Input Data

Both packages consume the same four kinds of input. This section documents each one’s schema, shows worked examples drawn from the bundled demo dataset, and exposes every artefact as a download — so you can preview the shape, grab the standalone CSV/TSV files, or load the canonical .rds directly with load_data().

Input In-memory shape Page
SNP genotypes integer matrix \(n \times p\), dosage 0/1/2 SNP
Microhaplotype calls integer matrix \(n \times (2 \cdot n_{blocks})\) (compact) Microhaplotypes
Phenotypes (continuous + binary, plus QTL ground truth) data frame: id, fixed effects, response(s) Phenotype
Pedigree data frame: id, sire, dam Pedigree

The demo bundle

Each subpage uses the same canonical dataset, shipped byte-identically by both sibling packages. Two scales are bundled:

Size Individuals SNPs MH blocks \(W_{ah}\) columns QTL Use
large (main) 200 (10 sires × 20 offspring) 100 50 ~149 10 All standard examples
small (toy) 100 (10 sires × 10 offspring) 50 25 ~75 5 Quick-start (runs in seconds)

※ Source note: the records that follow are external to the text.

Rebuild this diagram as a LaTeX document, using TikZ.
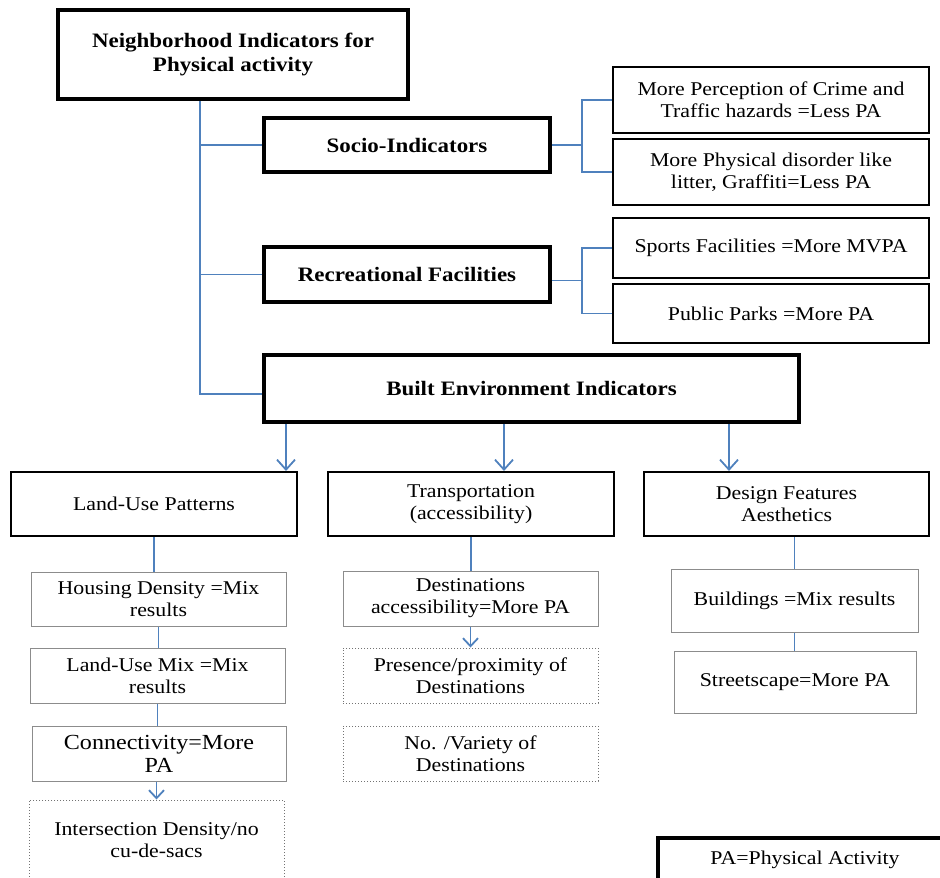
\documentclass[tikz,border=0pt]{standalone}
\usepackage{fontspec}
\setmainfont{Liberation Serif}[FakeStretch=1.12]
\usetikzlibrary{arrows.meta}
\definecolor{lineblue}{HTML}{4F81BD}
\begin{document}
\begin{tikzpicture}[x=1pt,y=-1pt,
  base/.style={rectangle, inner sep=0pt, align=center, font=\fontsize{19.5}{22}\selectfont, fill=white},
  heavybox/.style={base, draw=black, line width=3.5pt, font=\fontsize{20.5}{24}\selectfont\bfseries},
  midbox/.style={base, draw=black, line width=2pt},
  lightbox/.style={base, draw=black!45, line width=1pt},
  dotbox/.style={base, draw=black!55, dotted, line width=1pt},
  conn/.style={draw=lineblue, line width=1.8pt},
  arr/.style={conn, -{Straight Barb[length=10pt,width=18pt]}},
  sarr/.style={conn, -{Straight Barb[length=8pt,width=15pt]}},
]
\useasboundingbox (0,0) rectangle (940,878);

% level 0
\node[heavybox, minimum width=350pt, minimum height=89pt, font=\fontsize{20.5}{24}\selectfont\bfseries] (top) at (233,54.5) {Neighborhood Indicators for\\Physical activity};

% level 1
\node[heavybox, minimum width=286pt, minimum height=54pt] (socio) at (407,145) {Socio-Indicators};
\node[heavybox, minimum width=286pt, minimum height=55pt] (recre) at (407,274.5) {Recreational Facilities};
\node[heavybox, minimum width=535pt, minimum height=67pt] (built) at (531.5,388.5) {Built Environment Indicators};

% right column
\node[midbox, minimum width=316pt, minimum height=66pt] (crime) at (771,100) {More Perception of Crime and\\Traffic hazards =Less PA};
\node[midbox, minimum width=316pt, minimum height=66pt] (disorder) at (771,172) {More Physical disorder like\\litter, Graffiti=Less PA};
\node[midbox, minimum width=316pt, minimum height=60pt] (sports) at (771,248) {Sports Facilities =More MVPA};
\node[midbox, minimum width=316pt, minimum height=59pt] (parks) at (771,313.5) {Public Parks =More PA};

% level 2
\node[midbox, minimum width=286pt, minimum height=64pt] (landuse) at (154,504) {Land-Use Patterns};
\node[midbox, minimum width=286pt, minimum height=64pt] (transp) at (471,504) {Transportation\\(accessibility)};
\node[midbox, minimum width=285pt, minimum height=64pt] (design) at (786.5,504) {Design Features\\Aesthetics};

% land-use column
\node[lightbox, minimum width=255pt, minimum height=54pt] (housing) at (158.5,599) {Housing Density =Mix\\results};
\node[lightbox, minimum width=255pt, minimum height=55pt] (lumix) at (157.5,675.5) {Land-Use Mix =Mix\\results};
\node[lightbox, minimum width=254pt, minimum height=55pt, font=\fontsize{21.5}{23}\selectfont] (connect) at (159,753.5) {Connectivity=More\\PA};
\node[dotbox, minimum width=255pt, minimum height=80pt] (intersect) at (156.5,840) {Intersection Density/no\\cu-de-sacs};

% transportation column
\node[lightbox, minimum width=255pt, minimum height=55pt] (dest) at (470.5,598.5) {Destinations\\accessibility=More PA};
\node[dotbox, minimum width=255pt, minimum height=55pt] (presence) at (470.5,675.5) {Presence/proximity of\\Destinations};
\node[dotbox, minimum width=255pt, minimum height=55pt] (variety) at (470.5,753.5) {No. /Variety of\\Destinations};

% design column
\node[lightbox, minimum width=247pt, minimum height=63pt] (buildings) at (794.5,600.5) {Buildings =Mix results};
\node[lightbox, minimum width=242pt, minimum height=62pt] (street) at (795,682) {Streetscape=More PA};

% legend
\node[heavybox, minimum width=294pt, minimum height=44pt, font=\fontsize{19.5}{22}\selectfont] (legend) at (805,860) {PA=Physical Activity};

% trunk
\coordinate (t) at (200,0);
\draw[conn] (top.south -| t) |- ([yshift=-5.5pt]built.west);
\draw[conn] (socio.west -| t) -- (socio.west);
\draw[conn] (recre.west -| t) -- (recre.west);

% brackets
\coordinate (b) at (582,0);
\draw[conn] (socio.east) -- (socio.east -| b);
\draw[conn] (crime.west) -| (b |- disorder.west) -- (disorder.west);
\draw[conn] ([yshift=-6pt]recre.east) -- ([yshift=-6pt]recre.east -| b);
\draw[conn] (sports.west) -| (b |- parks.west) -- (parks.west);

% arrows from built
\coordinate (a1) at (286,0);
\coordinate (a2) at (504,0);
\coordinate (a3) at (729,0);
\draw[arr] (built.south -| a1) -- (landuse.north -| a1);
\draw[arr] (built.south -| a2) -- (transp.north -| a2);
\draw[arr] (built.south -| a3) -- (design.north -| a3);

% columns
\draw[conn] (landuse.south) -- (landuse.south |- housing.north);
\draw[conn] (housing.south) -- (housing.south |- lumix.north);
\draw[conn] (lumix.south) -- (lumix.south |- connect.north);
\draw[sarr] (connect.south -| intersect.north) -- (intersect.north);

\draw[conn] (transp.south) -- (transp.south |- dest.north);
\draw[sarr] (dest.south) -- (dest.south |- presence.north);

\draw[conn] (design.south -| buildings.north) -- (buildings.north);
\draw[conn] (buildings.south) -- (buildings.south |- street.north);
\end{tikzpicture}
\end{document}
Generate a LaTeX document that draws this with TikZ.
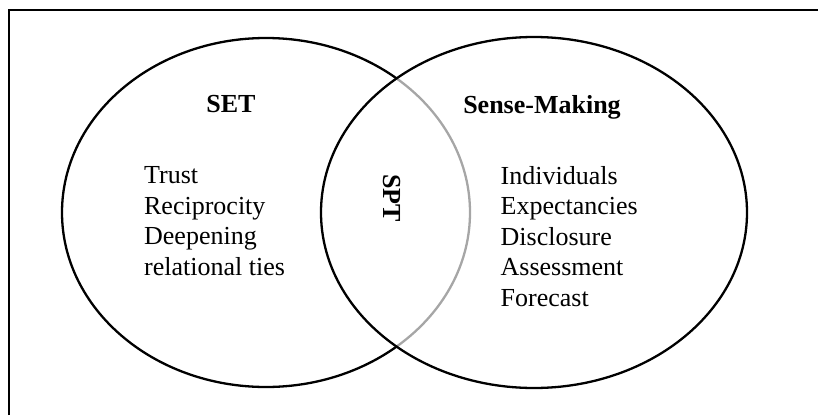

Both are simulated with set.seed(42) for the genetic stream and set.seed(41) for the within-family train/test split; re-running demo-data/generate.R produces bit-identical output.

One .rds per size, byte-identical to the sibling packages

demo-data/main/demo_data.rds and demo-data/toy/demo_data_small.rds are byte-identical to the files shipped under masbayes/inst/extdata/ and masreml/inst/extdata/. The canonical generator lives in the workspace as tools/make_demo_data.R; the local mirror is demo-data/generate.R.

Loading

# Either package's load_data() returns the canonical list.
library(masreml)   # or masbayes
d <- masreml::load_data("large")    # or "small"

# Equivalent via system.file() (returns the bundled path):
path <- system.file("extdata", "demo_data.rds", package = "masreml")
d    <- readRDS(path)

# Or load the standalone .rds directly from the site repo:
d    <- readRDS("demo-data/main/demo_data.rds")

d is a named list with 12 slots: snp, mh, allele_freq, pheno, pedigree, qtl, meta, family_id, train_idx, test_idx, map_snp, map_mh. The four subpages describe each slot’s schema and common ways to construct it from your own data.

Within-family train/test split

The bundle ships a stratified split: each of the 10 families contributes 16 offspring to training and 4 to test in large (8/2 in small). This keeps full-sibs out of the test partition’s predictor pool without losing family-level relatedness.

Size n_train n_test per family
large 160 40 16 / 4
small 80 20 8 / 2

Indices live in d$train_idx and d$test_idx (row indices into d$snp, d$mh, d$pheno).

Download the bundle

large dataset (~55 KB zipped)

📦 demo_data.rds   📦 main.zip

small dataset (~23 KB zipped)

📦 demo_data_small.rds   📦 toy.zip

The ZIPs bundle the canonical .rds plus every derived CSV/TSV used on the subpages.

Regenerating locally

demo-data/generate.R requires library(masbayes) (uses construct_wah_matrix()):

Rscript demo-data/generate.R main toy   # both sizes
Rscript demo-data/generate.R main       # large only
Rscript demo-data/generate.R toy        # small only

Re-running emits the same .rds byte-for-byte (set.seed() at the top of every config).